In closing, we must remember:

  • Our patients are older and sicker than in years past.
  • Because of our ability to sustain life longer, more patients are dependent upon assistive devices of all types: hearing aids, eyeglasses, prosthetics, implanted devices, and mobility devices.
  • English is not always the preferred language, nor is reading the preferred means to learn.
  • Discharge plans are more complex, access to professional home support is more difficult to secure and the length of stay is shorter.
  • The discharge information/education we are providing is not patient-centric and is designed in most cases to meet every patient’s needs and actually meets the needs of very few.

This means by focusing on the education and discharge instructions we provide to our patients is even more essential now for their success.

There is a huge opportunity to rework our patient educational materials and process.

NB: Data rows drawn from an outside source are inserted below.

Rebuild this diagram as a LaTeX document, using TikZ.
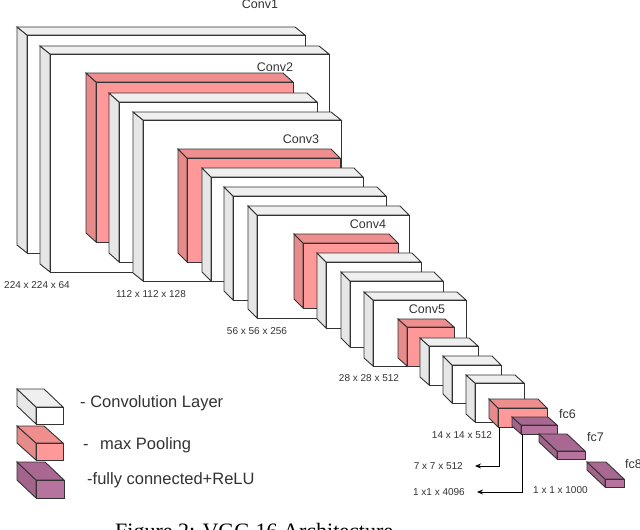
\documentclass[tikz,border=0pt]{standalone}
\usepackage{fontspec}
\setmainfont{Liberation Sans}
\newfontfamily\capfont{Liberation Serif}
\usetikzlibrary{arrows.meta}
\definecolor{convfront}{HTML}{FFFFFF}
\definecolor{convside}{HTML}{E6E6E6}
\definecolor{convtop}{HTML}{EFEFEF}
\definecolor{poolfront}{HTML}{FF9999}
\definecolor{poolside}{HTML}{E68A8A}
\definecolor{pooltop}{HTML}{EE8E8E}
\definecolor{fcfront}{HTML}{B5739D}
\definecolor{fcside}{HTML}{A3648C}
\definecolor{fctop}{HTML}{A86891}
\definecolor{edge}{HTML}{333333}
\definecolor{txt}{HTML}{333333}
\tikzset{
  face/.style={draw=edge, line width=0.9pt, line join=miter, inner sep=0pt, outer sep=0pt},
  dimlabel/.style={font=\fontsize{10}{12}\selectfont, text=txt, inner sep=0pt},
  layerlabel/.style={font=\fontsize{12.5}{14}\selectfont, text=txt, inner sep=0pt},
  legendlabel/.style={font=\fontsize{16.5}{19}\selectfont, text=txt, inner sep=0pt, anchor=west},
  conn/.style={draw=black, line width=0.9pt, -{Stealth[length=6pt,width=5pt]}},
}
\newcommand\cuboid[8]{%
  \filldraw[face, fill=#8side] (#2,#3) -- ({#2+#6},{#3+#7}) -- ({#2+#6},{#5+#7}) -- (#2,#5) -- cycle;
  \filldraw[face, fill=#8top] (#2,#3) -- ({#2+#6},{#3+#7}) -- ({#4+#6},{#3+#7}) -- (#4,#3) -- cycle;
  \node[face, fill=#8front, anchor=north west, minimum width={(#4-#2)*1pt}, minimum height={(#5-#3)*1pt}] (#1) at (#2,#3) {};
}
\begin{document}
\begin{tikzpicture}[x=1pt, y=-1pt]
\useasboundingbox[fill=white] (0,0) rectangle (640,530);
% block 1
\cuboid{c1}{27}{35}{305}{253}{-10}{-8}{conv}
\cuboid{c2}{50}{54}{329}{272}{-10}{-8}{conv}
\cuboid{p1}{96}{82}{293}{242}{-10}{-9}{pool}
% block 2
\cuboid{c3}{119}{102}{317}{262}{-10}{-9}{conv}
\cuboid{c4}{143}{120}{341}{281}{-10}{-8}{conv}
\cuboid{p2}{187}{158}{340}{262}{-9}{-9}{pool}
% block 3
\cuboid{c5}{211}{177}{363}{281}{-9}{-9}{conv}
\cuboid{c6}{233}{196}{386}{300}{-9}{-9}{conv}
\cuboid{c7}{257}{215}{409}{318}{-9}{-9}{conv}
\cuboid{p3}{303}{243}{398}{308}{-9}{-9}{pool}
% block 4
\cuboid{c8}{326}{262}{421}{328}{-9}{-9}{conv}
\cuboid{c9}{350}{281}{443}{347}{-9}{-9}{conv}
\cuboid{c10}{373}{300}{466}{366}{-9}{-8}{conv}
\cuboid{p4}{407}{327}{454}{366}{-9}{-8}{pool}
% block 5
\cuboid{c11}{429}{346}{478}{385}{-9}{-8}{conv}
\cuboid{c12}{452}{365}{501}{403}{-9}{-9}{conv}
\cuboid{c13}{475}{383}{524}{422}{-9}{-8}{conv}
\cuboid{p5}{498}{408}{547}{427}{-9}{-9}{pool}
% fully connected
\cuboid{f6}{521}{425}{557}{434}{-9}{-8}{fc}
\cuboid{f7}{557}{451}{585}{459}{-18}{-17}{fc}
\cuboid{f8}{605}{479}{624}{487}{-18}{-17}{fc}

% layer labels
\node[layerlabel] (l1) at (260,4) {Conv1};
\node[layerlabel] (l2) at (275,67) {Conv2};
\node[layerlabel] (l3) at (301,139) {Conv3};
\node[layerlabel] (l4) at (368,224) {Conv4};
\node[layerlabel] (l5) at (427,309) {Conv5};
\node[layerlabel, anchor=west] (l6) at (559,414) {fc6};
\node[layerlabel, anchor=west] (l7) at (587,437) {fc7};
\node[layerlabel, anchor=west] (l8) at (625,464) {fc8};

% dimension labels
\node[dimlabel] (d1) at (37,285) {224 x 224 x 64};
\node[dimlabel] (d2) at (151,294) {112 x 112 x 128};
\node[dimlabel] (d3) at (257,331) {56 x 56 x 256};
\node[dimlabel] (d4) at (369,378) {28 x 28 x 512};
\node[dimlabel] (d5) at (462,435) {14 x 14 x 512};
\node[dimlabel, anchor=east] (d6) at (463,466) {7 x 7 x 512};
\node[dimlabel, anchor=east] (d7) at (465,492) {1 x1 x 4096};
\node[dimlabel, anchor=west] (d8) at (533,490) {1 x 1 x 1000};

% connectors
\draw[conn] ([xshift=1pt]p5.south west) |- ([xshift=12pt]d6.east);
\draw[conn] ([xshift=1pt]f6.south west) |- ([xshift=12pt]d7.east);

% legend
\cuboid{lc}{36}{407}{63}{424}{-19}{-18}{conv}
\cuboid{lp}{36}{443}{63}{460}{-19}{-17}{pool}
\cuboid{lf}{36}{480}{64}{498}{-19}{-18}{fc}
\node[legendlabel] (tc) at (80,403) {- Convolution Layer};
\node[legendlabel] (tp) at (83,445) {-\hspace{0.7em}max Pooling};
\node[legendlabel] (tf) at (87,480) {-fully connected+ReLU};

% caption (cut by the lower edge)
\node[anchor=base west, inner sep=0pt, font=\capfont\fontsize{22}{26}\selectfont] (cap) at (115,538) {Figure 2: VGG 16 Architecture};
\end{tikzpicture}
\end{document}
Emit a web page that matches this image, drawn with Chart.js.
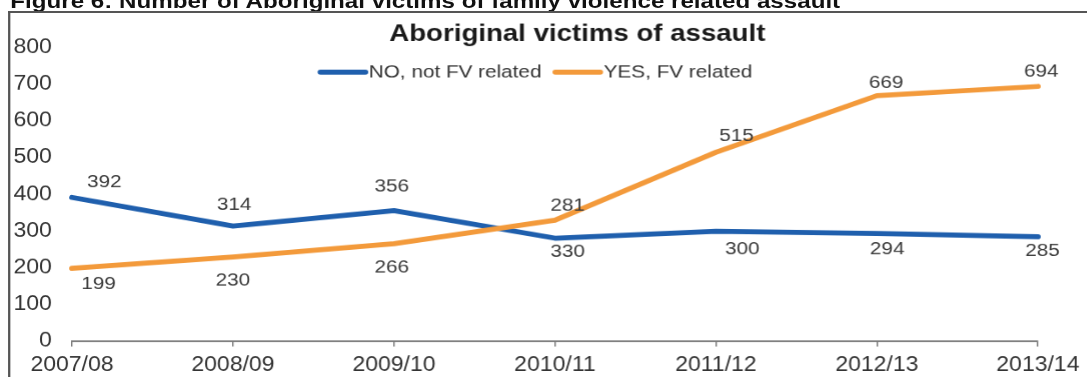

The timing is perfect for this as organizations begin to implement various virtual nursing models. Virtual nursing models almost always include the provision of patient educational materials and provision of discharge instructions as a virtual service. But we need to make certain that the CONTENT provides sufficient information for the patient to be successful at home.

The greatest opportunity lies in developing patient specific learning needs assessment as it creates the foundation or framework for the provision of education/training. It provides a consolidated/documented insight into the initiatives that will promote ongoing patient recovery post-discharge. When implemented correctly it brings together all of the documentation within the medical record that sets the foundation, identifies potential barriers, inclusive of barriers created by identified social determinants so that we can provide meaningful instruction to our patients.